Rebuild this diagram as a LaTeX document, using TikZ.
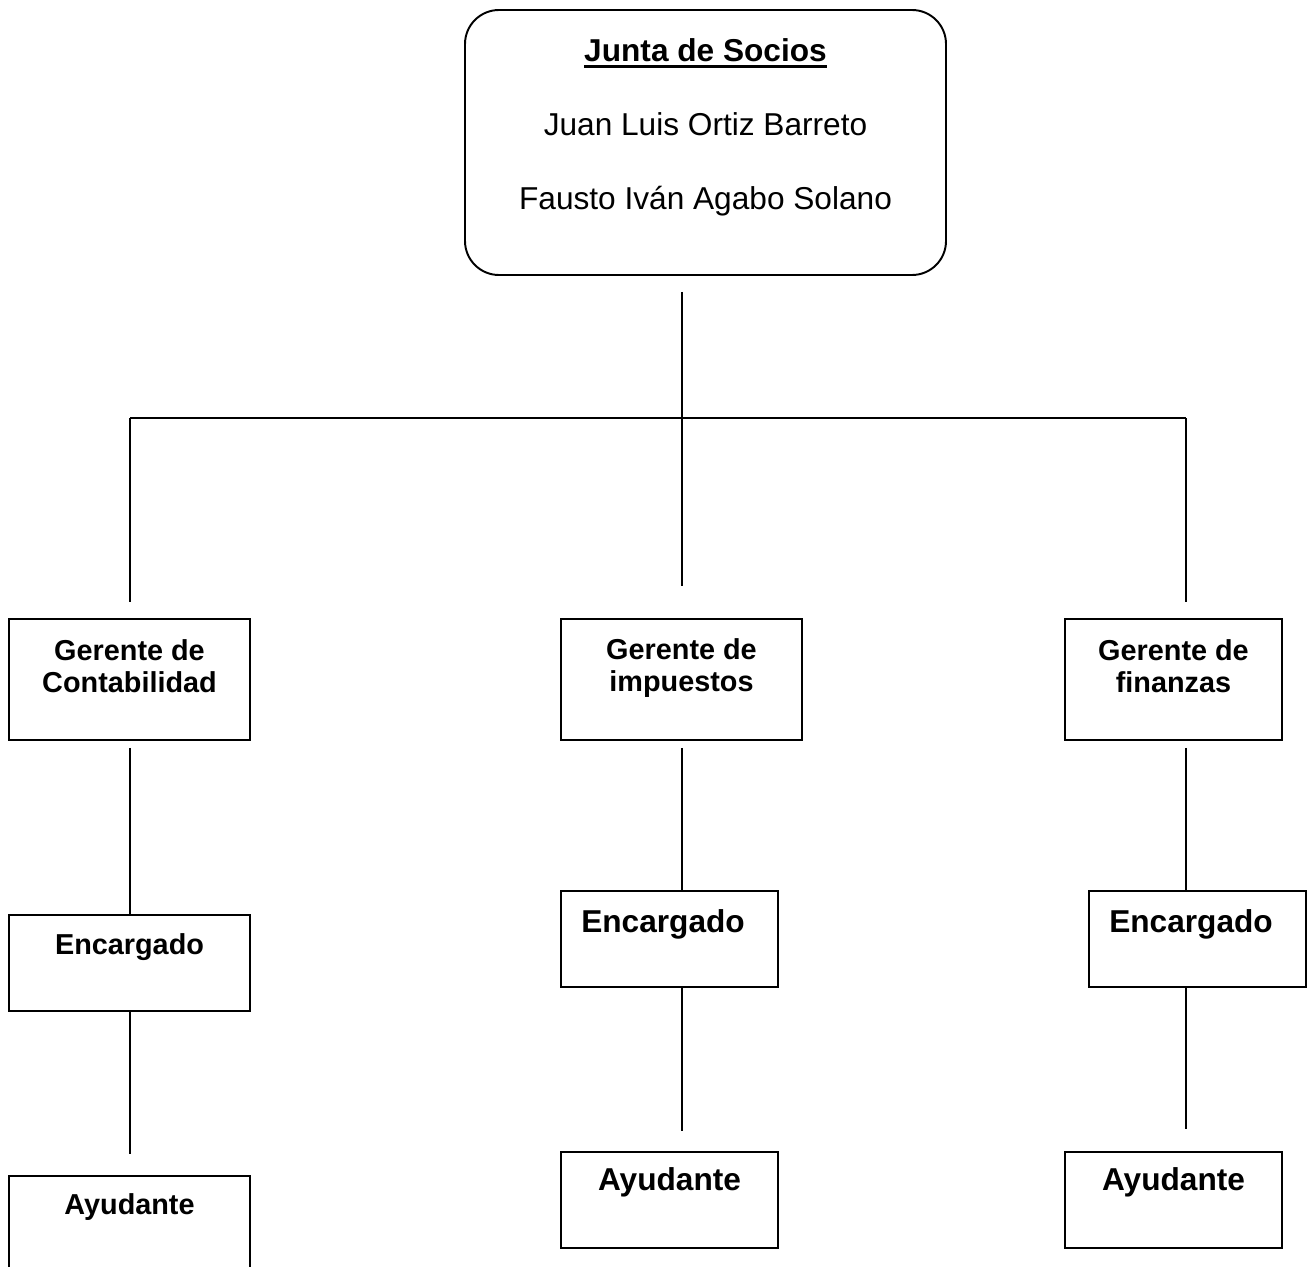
\documentclass[tikz,border=0pt]{standalone}
\usepackage{fontspec}
\setmainfont{Liberation Sans}
\usetikzlibrary{positioning}
\newcommand{\subrayar}[1]{\setbox0\hbox{#1}\rlap{\rule[-3.4pt]{\wd0}{1.4pt}}\box0}
\tikzset{
  nd_box/.style={rectangle,draw=black,line width=1.1pt,inner sep=0pt},
  nd_junta/.style={nd_box,rounded corners=0.68cm,minimum width=9.62cm,minimum height=5.3cm},
  nd_ger/.style={nd_box,minimum height=2.42cm},
  nd_sub/.style={nd_box,minimum height=1.92cm},
  txt_sm/.style={align=center,inner sep=0pt,font=\bfseries\fontsize{16.4}{18.2}\selectfont},
  txt_lg/.style={align=center,inner sep=0pt,font=\bfseries\fontsize{18}{21}\selectfont},
  lnk/.style={line width=0.85pt},
}
\begin{document}
\begin{tikzpicture}[x=1cm,y=1cm]
\useasboundingbox (0,0) rectangle (26.22,-25.32);
\clip (0,0) rectangle (26.22,-25.32);
\def\cA{2.60}\def\cB{13.64}\def\cC{23.72}
% Junta
\node[nd_junta] at (14.11,-2.85) (T){};
\node[align=center,inner sep=0pt,font=\fontsize{18}{42.1}\selectfont] at ([yshift=-2.37cm]T.north) (Tt)
  {\subrayar{\textbf{Junta de Socios}}\\Juan Luis Ortiz Barreto\\Fausto Iván Agabo Solano};
% col izquierda
\node[nd_ger,minimum width=4.82cm] at (2.59,-13.59) (G1){};
\node[txt_sm] at ([yshift=-0.96cm]G1.north) (G1t){Gerente de\\Contabilidad};
\node[nd_sub,minimum width=4.82cm] at (2.59,-19.26) (E1){};
\node[txt_sm] at ([yshift=-0.66cm]E1.north) (E1t){Encargado};
\node[nd_sub,minimum width=4.82cm] at (2.59,-24.48) (A1){};
\node[txt_sm] at ([yshift=-0.64cm]A1.north) (A1t){Ayudante};
% col centro
\node[nd_ger,minimum width=4.82cm] at (13.63,-13.59) (G2){};
\node[txt_sm] at ([yshift=-1.0cm]G2.north) (G2t){Gerente de\\impuestos};
\node[nd_sub,minimum width=4.34cm] at (13.39,-18.78) (E2){};
\node[txt_lg] at ([xshift=-0.13cm,yshift=-0.68cm]E2.north) (E2t){Encargado};
\node[nd_sub,minimum width=4.34cm] at (13.39,-24.0) (A2){};
\node[txt_lg] at ([yshift=-0.62cm]A2.north) (A2t){Ayudante};
% col derecha
\node[nd_ger,minimum width=4.34cm] at (23.47,-13.59) (G3){};
\node[txt_sm] at ([yshift=-0.96cm]G3.north) (G3t){Gerente de\\finanzas};
\node[nd_sub,minimum width=4.34cm] at (23.95,-18.78) (E3){};
\node[txt_lg] at ([xshift=-0.13cm,yshift=-0.68cm]E3.north) (E3t){Encargado};
\node[nd_sub,minimum width=4.34cm] at (23.47,-24.0) (A3){};
\node[txt_lg] at ([yshift=-0.62cm]A3.north) (A3t){Ayudante};
% barra
\coordinate (busL) at (\cA,-8.36);
\coordinate (busR) at (\cC,-8.36);
\coordinate (cola) at (\cB,-8.70);
\draw[lnk,shorten <=0.32cm] (T.south -| cola) -- (cola);
\draw[lnk] (busL) -- (busR);
\draw[lnk,shorten >=0.32cm] (busL) -- (G1.north -| busL);
\draw[lnk,shorten >=0.64cm] (busL -| cola) -- (G2.north -| cola);
\draw[lnk,shorten >=0.32cm] (busR) -- (G3.north -| busR);
% lineas
\draw[lnk,shorten <=0.14cm] (G1.south -| busL) -- (E1.north -| busL);
\draw[lnk,shorten >=0.42cm] (E1.south -| busL) -- (A1.north -| busL);
\draw[lnk,shorten <=0.14cm] (G2.south -| cola) -- (E2.north -| cola);
\draw[lnk,shorten >=0.40cm] (E2.south -| cola) -- (A2.north -| cola);
\draw[lnk,shorten <=0.14cm] (G3.south -| busR) -- (E3.north -| busR);
\draw[lnk,shorten >=0.44cm] (E3.south -| busR) -- (A3.north -| busR);
\end{tikzpicture}
\end{document}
_ _ _ _ _ _ _
EXERCISE BRIEF
Quote every line word for word and keep the images out of the copy.

FINISHED EXERCISE
Rebuild this diagram as a LaTeX document, using TikZ.
\documentclass[tikz,border=0pt]{standalone}
\usepackage{fontspec}
\setmainfont{Liberation Sans}
\usetikzlibrary{positioning}
\newcommand{\subrayar}[1]{\setbox0\hbox{#1}\rlap{\rule[-3.4pt]{\wd0}{1.4pt}}\box0}
\tikzset{
  nd_box/.style={rectangle,draw=black,line width=1.1pt,inner sep=0pt},
  nd_junta/.style={nd_box,rounded corners=0.68cm,minimum width=9.62cm,minimum height=5.3cm},
  nd_ger/.style={nd_box,minimum height=2.42cm},
  nd_sub/.style={nd_box,minimum height=1.92cm},
  txt_sm/.style={align=center,inner sep=0pt,font=\bfseries\fontsize{16.4}{18.2}\selectfont},
  txt_lg/.style={align=center,inner sep=0pt,font=\bfseries\fontsize{18}{21}\selectfont},
  lnk/.style={line width=0.85pt},
}
\begin{document}
\begin{tikzpicture}[x=1cm,y=1cm]
\useasboundingbox (0,0) rectangle (26.22,-25.32);
\clip (0,0) rectangle (26.22,-25.32);
\def\cA{2.60}\def\cB{13.64}\def\cC{23.72}
% Junta
\node[nd_junta] at (14.11,-2.85) (T){};
\node[align=center,inner sep=0pt,font=\fontsize{18}{42.1}\selectfont] at ([yshift=-2.37cm]T.north) (Tt)
  {\subrayar{\textbf{Junta de Socios}}\\Juan Luis Ortiz Barreto\\Fausto Iván Agabo Solano};
% col izquierda
\node[nd_ger,minimum width=4.82cm] at (2.59,-13.59) (G1){};
\node[txt_sm] at ([yshift=-0.96cm]G1.north) (G1t){Gerente de\\Contabilidad};
\node[nd_sub,minimum width=4.82cm] at (2.59,-19.26) (E1){};
\node[txt_sm] at ([yshift=-0.66cm]E1.north) (E1t){Encargado};
\node[nd_sub,minimum width=4.82cm] at (2.59,-24.48) (A1){};
\node[txt_sm] at ([yshift=-0.64cm]A1.north) (A1t){Ayudante};
% col centro
\node[nd_ger,minimum width=4.82cm] at (13.63,-13.59) (G2){};
\node[txt_sm] at ([yshift=-1.0cm]G2.north) (G2t){Gerente de\\impuestos};
\node[nd_sub,minimum width=4.34cm] at (13.39,-18.78) (E2){};
\node[txt_lg] at ([xshift=-0.13cm,yshift=-0.68cm]E2.north) (E2t){Encargado};
\node[nd_sub,minimum width=4.34cm] at (13.39,-24.0) (A2){};
\node[txt_lg] at ([yshift=-0.62cm]A2.north) (A2t){Ayudante};
% col derecha
\node[nd_ger,minimum width=4.34cm] at (23.47,-13.59) (G3){};
\node[txt_sm] at ([yshift=-0.96cm]G3.north) (G3t){Gerente de\\finanzas};
\node[nd_sub,minimum width=4.34cm] at (23.95,-18.78) (E3){};
\node[txt_lg] at ([xshift=-0.13cm,yshift=-0.68cm]E3.north) (E3t){Encargado};
\node[nd_sub,minimum width=4.34cm] at (23.47,-24.0) (A3){};
\node[txt_lg] at ([yshift=-0.62cm]A3.north) (A3t){Ayudante};
% barra
\coordinate (busL) at (\cA,-8.36);
\coordinate (busR) at (\cC,-8.36);
\coordinate (cola) at (\cB,-8.70);
\draw[lnk,shorten <=0.32cm] (T.south -| cola) -- (cola);
\draw[lnk] (busL) -- (busR);
\draw[lnk,shorten >=0.32cm] (busL) -- (G1.north -| busL);
\draw[lnk,shorten >=0.64cm] (busL -| cola) -- (G2.north -| cola);
\draw[lnk,shorten >=0.32cm] (busR) -- (G3.north -| busR);
% lineas
\draw[lnk,shorten <=0.14cm] (G1.south -| busL) -- (E1.north -| busL);
\draw[lnk,shorten >=0.42cm] (E1.south -| busL) -- (A1.north -| busL);
\draw[lnk,shorten <=0.14cm] (G2.south -| cola) -- (E2.north -| cola);
\draw[lnk,shorten >=0.40cm] (E2.south -| cola) -- (A2.north -| cola);
\draw[lnk,shorten <=0.14cm] (G3.south -| busR) -- (E3.north -| busR);
\draw[lnk,shorten >=0.44cm] (E3.south -| busR) -- (A3.north -| busR);
\end{tikzpicture}
\end{document}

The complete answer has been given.